Very nice, yes, some tall plants that will grow to cover the heater & filter intake valve? What is the substrate, Eco-complete or gravel?


----------



## medusae (Nov 13, 2012)

It's floramax


----------



## Otterfun (Dec 31, 2012)

medusae said:


> It's floramax


Thanks, does it hold the plants in well? My CaribSea Floramax, black color midnight fine grain does not hold the plants in well, hydrophilic becomes floaters after the snail bumps it.


----------



## medusae (Nov 13, 2012)

Doesn't hold well at ALL. It's very, very annoying. I've been havin gtrouble keeping the big roots of the sprite's down.


----------



## Otterfun (Dec 31, 2012)

hmmm, i see, i am thinking of having an inch of gravel on top,maybe it will hold better...


----------



## Sparrowhawk (Nov 19, 2012)

I think it looks great as it is! More stems would be awesome though. If you wanted to, you could tie your java moss to your driftwood in bits, and make it tree-like? Just an idea, but it looks great at the moment.


----------



## Agility4fun (Nov 16, 2012)

medusae said:


> This is my new 5gal crescent tank for my betta. I thought I had a clear idea when I was starting this but it's just looking so bare! Any suggestions as to what I should do with the java moss? In the first picture it was just floating up front, and in the second I tucked in behind on the right. I really love the wood piece... I was thinking about maybe attaching the java moss to that.
> 
> I'm also having a really hard time getting the roots to my water sprite in the back left to stay down. They have super, super long roots so I just had to sort of ball them up to try to get them down.
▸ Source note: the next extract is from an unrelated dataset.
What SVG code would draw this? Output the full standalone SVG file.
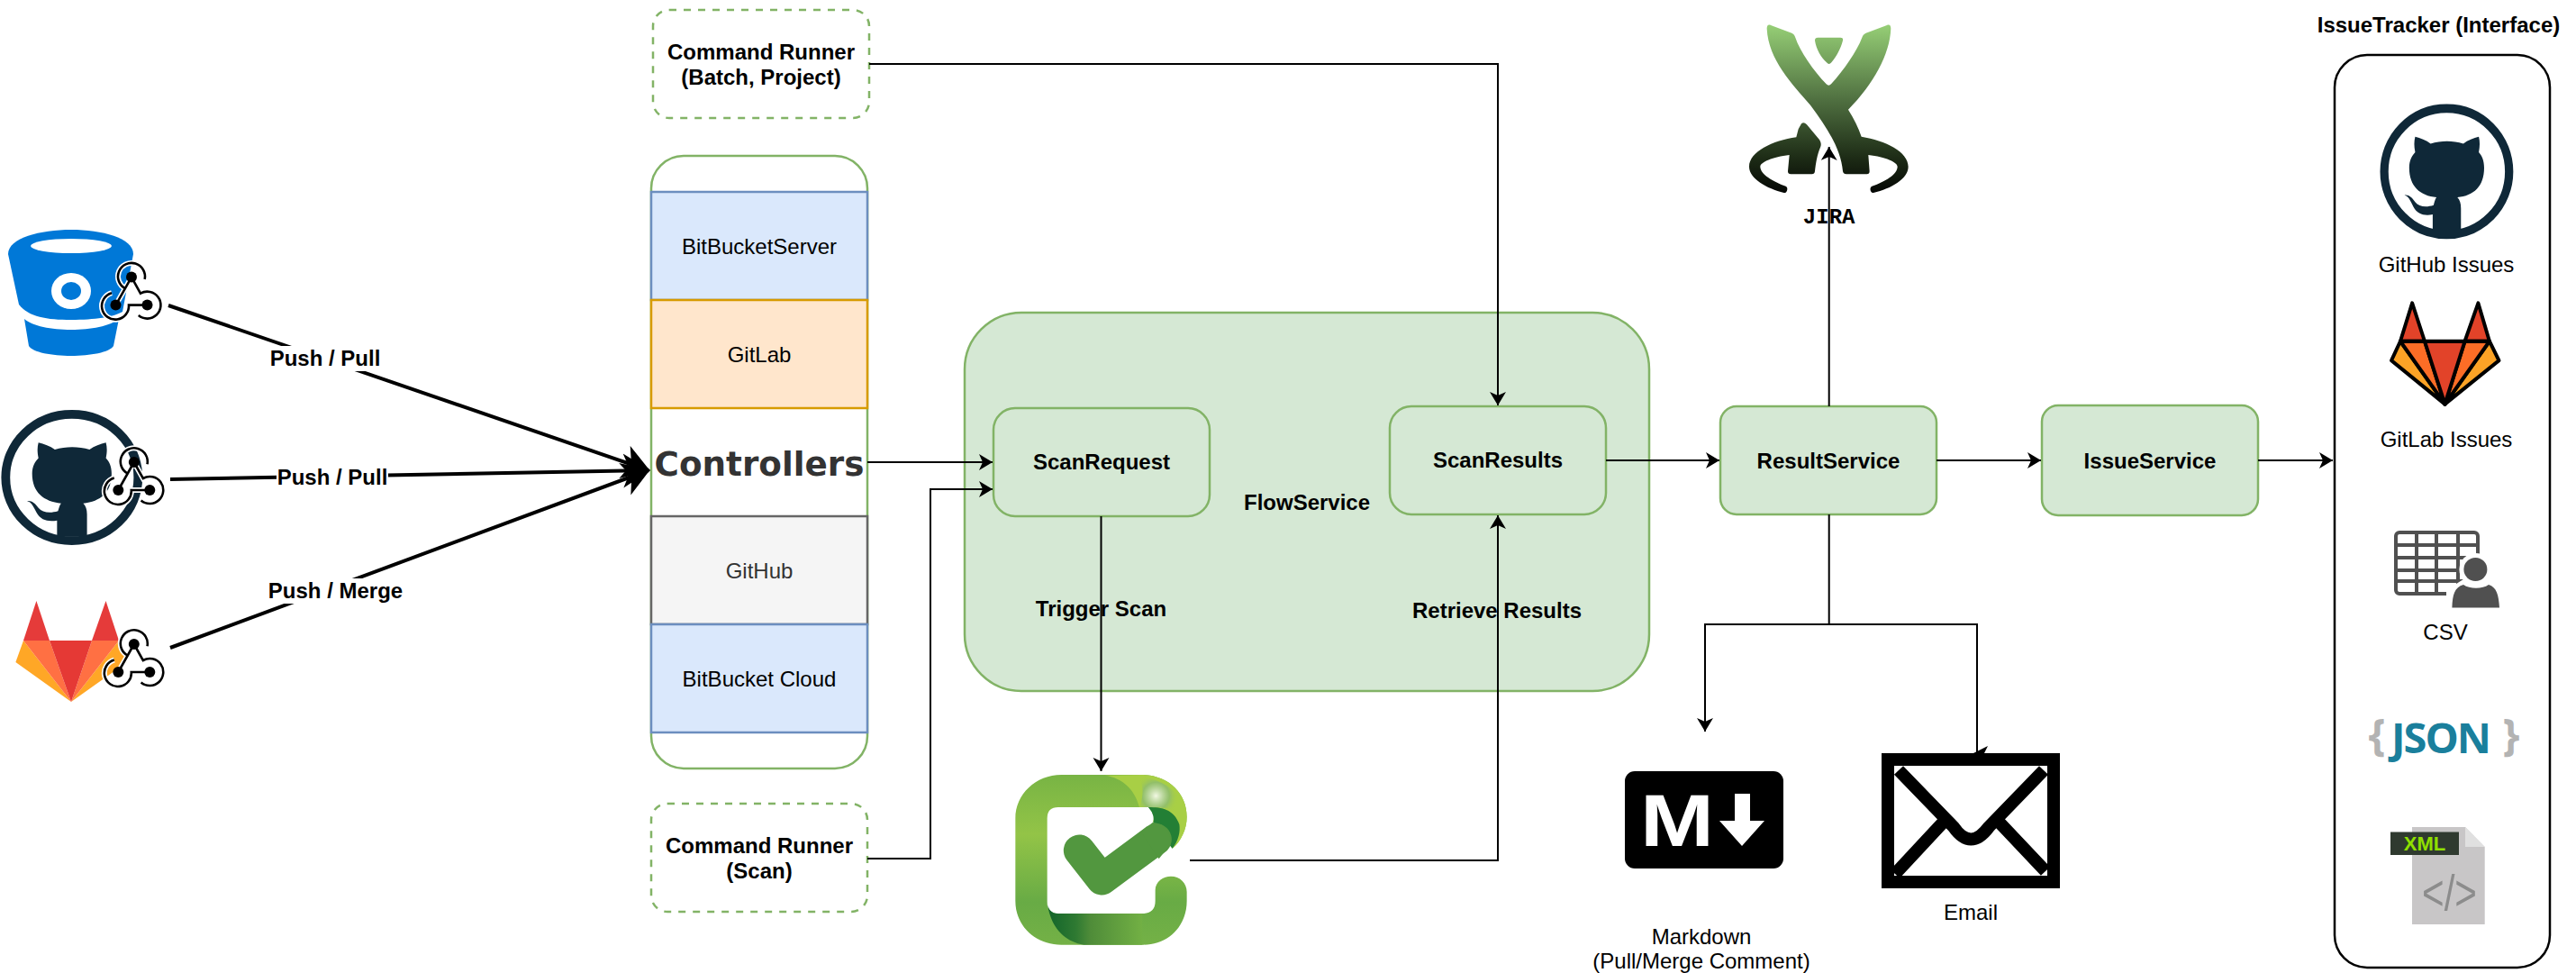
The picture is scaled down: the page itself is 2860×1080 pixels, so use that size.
<svg xmlns="http://www.w3.org/2000/svg" xmlns:xlink="http://www.w3.org/1999/xlink" width="2860" height="1080" viewBox="0 0 2860 1080">
<style>
text{font-family:"Liberation Sans",Arial,sans-serif;font-size:24px;fill:#000;text-anchor:middle}
.b{font-weight:bold}
.svc{fill:#d5e8d4;stroke:#82b366;stroke-width:2.5}
.cmd{fill:#fff;stroke:#82b366;stroke-width:2.5;stroke-dasharray:8 8}
.ln{fill:none;stroke:#000;stroke-width:2}
.thick{fill:none;stroke:#000;stroke-width:4}
.lb{fill:#fff}
</style>
<defs>
<marker id="ah" markerUnits="userSpaceOnUse" markerWidth="18" markerHeight="20" refX="15" refY="9" orient="auto"><path d="M15 9L0 18L4 9L0 0Z"/></marker>
<marker id="ahb" markerUnits="userSpaceOnUse" markerWidth="34" markerHeight="42" refX="28" refY="19" orient="auto"><path d="M30 19L0 38L8 19L0 0Z"/></marker>
<g id="ghm">
<ellipse cx="474" cy="552" rx="210" ry="203" fill="#fff" stroke="#0f2838" stroke-width="28"/>
<path fill="#0f2838" d="M427 742L427 690C400 695 375 690 362 665C352 645 345 630 332 628C345 625 358 635 368 650C380 665 405 668 430 660C433 650 435 640 440 635C385 630 348 600 348 540C348 515 358 500 368 490C364 470 364 455 368 440C385 443 405 452 420 462C455 452 495 452 530 462C545 452 565 443 582 440C586 455 586 470 582 490C592 500 600 515 600 540C600 600 565 630 510 635C518 642 522 655 522 670L522 742Z"/>
</g>
<g id="hook">
<path fill="none" stroke="#fff" stroke-width="6" d="M-7 12.6A15 15 0 1 1 14.7 2.3M0 0L-17.5 31M0 0L10 18A15 15 0 1 1 7.8 42.5M-22 17.6A15 15 0 1 0 -3 31L17.5 31"/>
<path fill="none" stroke="#000" stroke-width="2.6" d="M-7 12.6A15 15 0 1 1 14.7 2.3M0 0L-17.5 31M0 0L10 18A15 15 0 1 1 7.8 42.5M-22 17.6A15 15 0 1 0 -3 31L17.5 31"/>
<circle r="6"/><circle cx="-17.5" cy="31" r="6"/><circle cx="17.5" cy="31" r="6"/>
</g>
<linearGradient id="jg" gradientUnits="userSpaceOnUse" x1="0" y1="82" x2="0" y2="643"><stop offset="0" stop-color="#96cf76"/><stop offset=".45" stop-color="#4f6f40"/><stop offset=".8" stop-color="#1c2a15"/><stop offset="1" stop-color="#050705"/></linearGradient>
<linearGradient id="cg" x1="0" y1="0" x2="0" y2="1"><stop offset="0" stop-color="#78b444"/><stop offset=".35" stop-color="#93c447"/><stop offset=".75" stop-color="#68ab45"/><stop offset="1" stop-color="#74b146"/></linearGradient>
<linearGradient id="cb" gradientUnits="userSpaceOnUse" x1="190" y1="0" x2="505" y2="0"><stop offset="0" stop-color="#12642a"/><stop offset=".3" stop-color="#2f7a32"/><stop offset=".45" stop-color="#4f8c39"/><stop offset="1" stop-color="#72b044"/></linearGradient>
<radialGradient id="ch" gradientUnits="userSpaceOnUse" cx="550" cy="130" r="75"><stop offset="0" stop-color="#fff" stop-opacity=".85"/><stop offset=".6" stop-color="#88b878" stop-opacity=".7"/><stop offset="1" stop-color="#a8cf45" stop-opacity="0"/></radialGradient>
</defs>

<g id="bitbucket">
<path fill="#0078d7" d="M9 282C9 264 45 255 79 255C113 255 148 264 148 282L136 346C126 352 105 355 79 355C52 355 32 352 21 338Z"/>
<path fill="#0078d7" d="M27 354C36 362 57 366 79 366C101 366 122 362 132 354L126 384C122 391 100 395 79 395C58 395 36 391 32 384Z"/>
<ellipse cx="79" cy="273" rx="45" ry="8" fill="#fff"/>
<ellipse cx="79" cy="323" rx="22" ry="20" fill="#fff"/>
<ellipse cx="79" cy="323" rx="11" ry="10" fill="#0078d7"/>
<use xlink:href="#hook" href="#hook" transform="translate(146 307.6)"/>
</g>
<g id="github">
<use xlink:href="#ghm" href="#ghm" transform="translate(-86.1 339.3) scale(.35 .3455)"/>
<use xlink:href="#hook" href="#hook" transform="translate(148.8 513)"/>
</g>
<g id="gitlab">
<path fill="#e53b3a" d="M40.4 667L55 711H26Z"/>
<path fill="#e53b3a" d="M117.5 667L132 711H102Z"/>
<path fill="#ffa726" d="M26 711L17.4 735L79 779Z"/>
<path fill="#ffa726" d="M132 711L141 735L79 779Z"/>
<path fill="#ff7043" d="M26 711H55L79 779Z"/>
<path fill="#ff7043" d="M132 711H102L79 779Z"/>
<path fill="#e53935" d="M55 711H102L79 779Z"/>
<use xlink:href="#hook" href="#hook" transform="translate(148.8 715)"/>
</g>

<g id="cmd-batch">
<rect class="cmd" x="725" y="11" width="240" height="120" rx="18"/>
<text class="b" x="845" y="66">Command Runner</text>
<text class="b" x="845" y="94">(Batch, Project)</text>
</g>
<g id="controllers">
<rect x="723" y="173" width="240" height="680" rx="36" fill="#fff" stroke="#82b366" stroke-width="2.5"/>
<rect x="723" y="213" width="240" height="120" fill="#dae8fc" stroke="#6c8ebf" stroke-width="2.5"/>
<rect x="723" y="573" width="240" height="120" fill="#f5f5f5" stroke="#666" stroke-width="2.5"/>
<rect x="723" y="693" width="240" height="120" fill="#dae8fc" stroke="#6c8ebf" stroke-width="2.5"/>
<rect x="723" y="333" width="240" height="120" fill="#ffe6cc" stroke="#d79b00" stroke-width="2.5"/>
<text x="843" y="282">BitBucketServer</text>
<text x="843" y="402">GitLab</text>
<text x="843" y="528" style="font-family:'DejaVu Sans',Verdana,sans-serif;font-size:37.3px;font-weight:bold;fill:#333">Controllers</text>
<text x="843" y="642" style="fill:#333">GitHub</text>
<text x="843" y="762">BitBucket Cloud</text>
</g>
<g id="cmd-scan">
<rect class="cmd" x="723" y="892" width="240" height="120" rx="18"/>
<text class="b" x="843" y="947">Command Runner</text>
<text class="b" x="843" y="975">(Scan)</text>
</g>
<g id="flowservice">
<rect class="svc" x="1071" y="347" width="760" height="420" rx="63"/>
<text class="b" x="1451" y="566">FlowService</text>
</g>
<g id="scanrequest">
<rect class="svc" x="1103" y="453" width="240" height="120" rx="24"/>
<text class="b" x="1223" y="521">ScanRequest</text>
</g>
<g id="scanresults">
<rect class="svc" x="1543" y="451" width="240" height="120" rx="24"/>
<text class="b" x="1663" y="519">ScanResults</text>
</g>
<g id="resultservice">
<rect class="svc" x="1910" y="451" width="240" height="120" rx="18"/>
<text class="b" x="2030" y="520">ResultService</text>
</g>
<g id="issueservice">
<rect class="svc" x="2267" y="450" width="240" height="122" rx="18"/>
<text class="b" x="2387" y="520">IssueService</text>
</g>
<g id="jira" transform="translate(1900 0) scale(.3333)">
<path fill="url(#jg)" d="M185 95C185 85 190 80 198 84L268 110C275 113 278 118 280 125C295 170 340 235 383 280Q391 288 399 280C440 235 485 170 502 125C504 118 508 113 515 110L585 84C593 80 598 85 598 95C595 180 540 280 456 365C475 395 490 425 500 455C580 468 656 505 656 555C656 595 600 628 540 642C530 644 525 625 535 620C580 605 620 580 620 555C620 540 580 522 523 516L527 570Q527 580 518 580L450 580Q440 580 438 570C432 500 390 430 330 350C270 280 190 200 185 95Z"/>
<path fill="url(#jg)" d="M345 135Q345 125 355 125L430 125Q440 125 438 135C430 165 415 190 400 208Q392 218 384 208C365 190 350 165 345 135Z"/>
<path fill="url(#jg)" d="M290 430L300 412Q308 405 318 415L360 465Q368 478 364 488C352 515 348 545 345 570Q344 580 335 580L265 580Q255 580 255 570L260 516C205 522 163 540 163 555C163 580 205 605 248 620C258 625 252 644 242 642C185 628 126 595 126 555C126 505 205 468 283 457Z"/>
<text x="392" y="745" style="font-family:'Liberation Mono',monospace;font-size:72px;font-weight:bold">JIRA</text>
</g>
<g id="checkmarx" transform="translate(1100 840) scale(.3333)">
<path fill="url(#cg)" d="M235 60L500 60C590 60 653 120 653 200C653 240 635 280 605 305L540 215Q550 195 525 168L225 168Q188 168 188 205L188 485Q188 522 225 522L505 522Q548 522 548 480L548 445C548 415 575 398 600 398C630 398 653 420 653 450L653 480C653 565 590 626 510 626L235 626C150 626 82 565 82 480L82 205C82 125 150 60 235 60Z"/>
<path fill="url(#cb)" d="M188 480Q190 522 225 522L505 522L505 626L310 626C240 615 195 560 188 480Z"/>
<path fill="#a8cf45" d="M380 62L500 60C590 60 653 120 653 200C653 240 635 280 605 305C625 280 632 250 628 225C610 175 570 168 525 168L495 168C480 110 440 70 380 62Z"/>
<path fill="url(#ch)" d="M490 66C590 75 645 130 640 200C610 170 570 168 525 168L495 168C510 130 510 90 490 66Z"/>
<path fill="#237f35" d="M525 168C570 168 610 175 628 225C632 250 625 280 605 305L540 230Q550 195 525 168Z"/>
<path fill="none" stroke="#52973f" stroke-width="105" stroke-linecap="round" stroke-linejoin="round" d="M295 312L370 408L550 275"/>
<path fill="#52973f" d="M540 218Q600 225 600 290L560 340L500 250Z"/>
</g>
<g id="markdown">
<rect x="1804" y="856" width="176" height="108" rx="11"/>
<text x="1862" y="939" textLength="82" lengthAdjust="spacingAndGlyphs" style="font-size:81px;font-weight:bold;fill:#fff">M</text>
<path fill="#fff" d="M1926 881H1943V911H1959L1934 939L1909 911H1926Z"/>
<text x="1889" y="1048">Markdown</text>
<text x="1889" y="1075">(Pull/Merge Comment)</text>
</g>
<g id="issuetracker">
<rect x="2592" y="61" width="239" height="1013" rx="36" fill="#fff" stroke="#000" stroke-width="2.5"/>
<text class="b" x="2707.5" y="35.5">IssueTracker (Interface)</text>
<use xlink:href="#ghm" href="#ghm" transform="translate(2560 0) scale(.33 .345)"/>
<text x="2716" y="302">GitHub Issues</text>
<g transform="translate(2560 0) scale(.33 .345)" stroke="#000" stroke-width="12" stroke-linejoin="round">
<path fill="#e24329" d="M358 975L400 1098H318Z"/>
<path fill="#e24329" d="M580 975L618 1098H535Z"/>
<path fill="#fca326" d="M318 1098L288 1160L468 1300Z"/>
<path fill="#fca326" d="M618 1098L650 1160L468 1300Z"/>
<path fill="#fc6d26" d="M318 1098H400L468 1300Z"/>
<path fill="#fc6d26" d="M618 1098H535L468 1300Z"/>
<path fill="#e24329" d="M400 1098H535L468 1300Z"/>
</g>
<text x="2716" y="496">GitLab Issues</text>
<g id="csv-icon">
<rect x="2660" y="591" width="91" height="68" rx="4" fill="none" stroke="#505050" stroke-width="4"/>
<path fill="none" stroke="#505050" stroke-width="4" d="M2683 591V659M2705 591V659M2729 591V659M2660 605H2751M2660 619H2751M2660 633H2751M2660 645H2751"/>
<circle cx="2748.4" cy="632" r="18" fill="#fff"/>
<path fill="#fff" d="M2716 680V655L2735 643H2762L2780 655V680Z"/>
<circle cx="2748.4" cy="632" r="13" fill="#505050"/>
<path fill="#505050" d="M2722.4 674.5C2723 660 2725 652 2735 649C2742 654 2756 654 2763 649C2772 652 2774 660 2775 674.5Z"/>
</g>
<text x="2715" y="710">CSV</text>
<g id="json-icon">
<text x="2639" y="833" style="font-family:'Open Sans',sans-serif;font-size:48px;font-weight:bold;fill:#b3b3b3">{</text>
<text x="2710.5" y="836" textLength="111" style="font-family:'Open Sans',sans-serif;font-size:47px;font-weight:bold;fill:#1a7f9c">JSON</text>
<text x="2788" y="833" style="font-family:'Open Sans',sans-serif;font-size:48px;font-weight:bold;fill:#b3b3b3">}</text>
</g>
<g id="xml-icon">
<path fill="#c8c6c7" d="M2678 918H2737L2758.7 940V1026H2678Z"/>
<path fill="#e0e0e0" d="M2737 918L2758.7 940H2737Z"/>
<rect x="2654" y="923.5" width="76" height="25.5" fill="#2f3a2f"/>
<text x="2692" y="944" style="font-size:22px;font-weight:bold;fill:#8fe000">XML</text>
<text x="2719.5" y="1010" textLength="61" lengthAdjust="spacingAndGlyphs" style="font-size:56px;fill:#8c8c8c">&lt;/&gt;</text>
</g>
</g>

<g id="connectors">
<path class="thick" marker-end="url(#ahb)" d="M187 339L720 522"/>
<path class="thick" marker-end="url(#ahb)" d="M189 532L720 522"/>
<path class="thick" marker-end="url(#ahb)" d="M189 719L720 522"/>
<rect class="lb" x="298" y="384" width="126" height="28"/>
<rect class="lb" x="307" y="523" width="124" height="24"/>
<rect class="lb" x="296" y="642" width="152" height="28"/>
<text class="b" x="361" y="406">Push / Pull</text>
<text class="b" x="369" y="538">Push / Pull</text>
<text class="b" x="372.5" y="664">Push / Merge</text>
<path class="ln" marker-end="url(#ah)" d="M965 71H1663V450"/>
<path class="ln" marker-end="url(#ah)" d="M963 513H1102"/>
<path class="ln" marker-end="url(#ah)" d="M963 953H1033V543H1102"/>
<path class="ln" marker-end="url(#ah)" d="M1222.5 573V856"/>
<path class="ln" marker-end="url(#ah)" d="M1321 955H1663V572"/>
<path class="ln" marker-end="url(#ah)" d="M1783 511H1909"/>
<path class="ln" marker-end="url(#ah)" d="M2150 511H2266"/>
<path class="ln" marker-end="url(#ah)" d="M2507 511H2590"/>
<path class="ln" marker-end="url(#ah)" d="M2030.7 451V163"/>
<path class="ln" marker-end="url(#ah)" d="M2030.7 571V693H1893V812"/>
<path class="ln" d="M2030.7 693H2195V836"/>
<path d="M2191 836L2207 828L2203 836Z"/>
<text class="b" x="1222.5" y="684">Trigger Scan</text>
<text class="b" x="1662" y="686">Retrieve Results</text>
</g>

<g id="email">
<path fill="none" stroke="#000" stroke-width="14" d="M2104 970L2158 912M2271 967L2219 912"/>
<path fill="none" stroke="#000" stroke-width="14" d="M2108 855L2169 918Q2188 945 2208 918L2269 855"/>
<rect x="2096" y="843" width="184" height="136" fill="none" stroke="#000" stroke-width="14"/>
<text x="2188" y="1021">Email</text>
</g>
</svg>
Could I prune the roots without hurting the plant?
> 
> Let me know how it looks upon first glance, and if you think any of the placement is a little off. I've been reading a lot about this but it's a lot harder then I thought!


Looks really nice!

It is hard to scape it isn't it? Stuff doesn't just stay as you want or look the way you intended. I think I spent an hour on my little 2.65g and stepped back and thought "wow, it looks so empty".

I like the structure of your tank, but I might attach a chunk of the fern to the main trunk of your branch, and swap the red plant with the plant in front of that cool rock. The red leaves will show nicely against the white background.


----------



## marktrc (Jun 6, 2012)

try some crypt parva in the front if you got close too high light. i never tried but saw some tanks with it. no need co2 makes nice ground cover. it might be one if those plants that dieswhen first planted thrn grows.


----------